Will the Oscars be a rerun of the BAFTAs?

The winners of the 76th annual BAFTA Awards were revealed on February 19, which is just 11 days before Oscar voters begin weighing in with their choices for the winners of the 95th annual Academy Awards. The British Academy of Film and Television Arts has approximately 10,000 voting members as does the motion picture academy.

The BAFTAs and Oscars have 19 categories in common. Last year, the two academies aligned on 15 winners. The exceptions were Best Picture (the Oscars went with the BAFTA-snubbed “CODA” while the Brits loved “The Power of the Dog”), Actress (the Oscars opted for another nominee snubbed by BAFTA –  Jessica Chastain for “The Eyes of Tammy Faye”), Original Screenplay (“Belfast” at the Oscars; “Licorice Pizza” at the BAFTAs); and Film Editing (“Dune” at the Oscars; “No Time to Die” at the BAFTAs).

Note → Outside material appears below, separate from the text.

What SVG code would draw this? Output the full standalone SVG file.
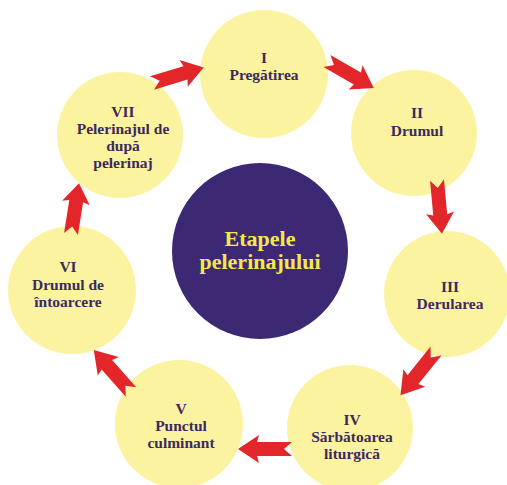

In 2021, a whopping 18 of the BAFTA winners had a chance to practice their Oscar acceptance speeches, including all four of the acting champs. The only BAFTA champ not to repeat at the Oscars was “Nomadland” cinematographer Joshua James Richards who lost to “Mank” lenser Erik Messerschmidt.

Since the BAFTAs moved up in 2000 to take place before the Oscars, the BAFTAs have foreseen nine of the 22 Best Picture Oscar winners. As of late, the Brits had gone their own way for six years running until awarding their top prize to “Nomadland” in 2021.

A year earlier, the BAFTAs had blessed the home-grown “1917” over the Korean import “Parasite.” In 2019, they opted for “Roma” over “Green Book.” In 2018, the BAFTAs went with the home-grown “Three Billboards Outside Ebbing, Missouri” instead of “The Shape of Water.” In 2017, the British embraced “La La Land” over eventual Oscar winner “Moonlight.” Likewise in 2016, they opted for “The Revenant” instead of the academy’s choice “Spotlight” and in 2015 it’s pick was “Boyhood” while Best Picture at the Oscars went to “Birdman.”

SEE 2023 BAFTA Awards: Full winners list of the 76th annual British Academy Film Awards 

However, the BAFTAs got it right in the first five years of the expanded Best Picture race: “The Hurt Locker” (2010), “The King’s Speech” (2011), “The Artist” (2012), “Argo” (2013) and “12 Years a Slave” (2014).  And the British academy also previewed the Oscar wins for “Gladiator” (2001), “The Lord of the Rings: The Return of the King” (2004) and “Slumdog Millionaire” (2009).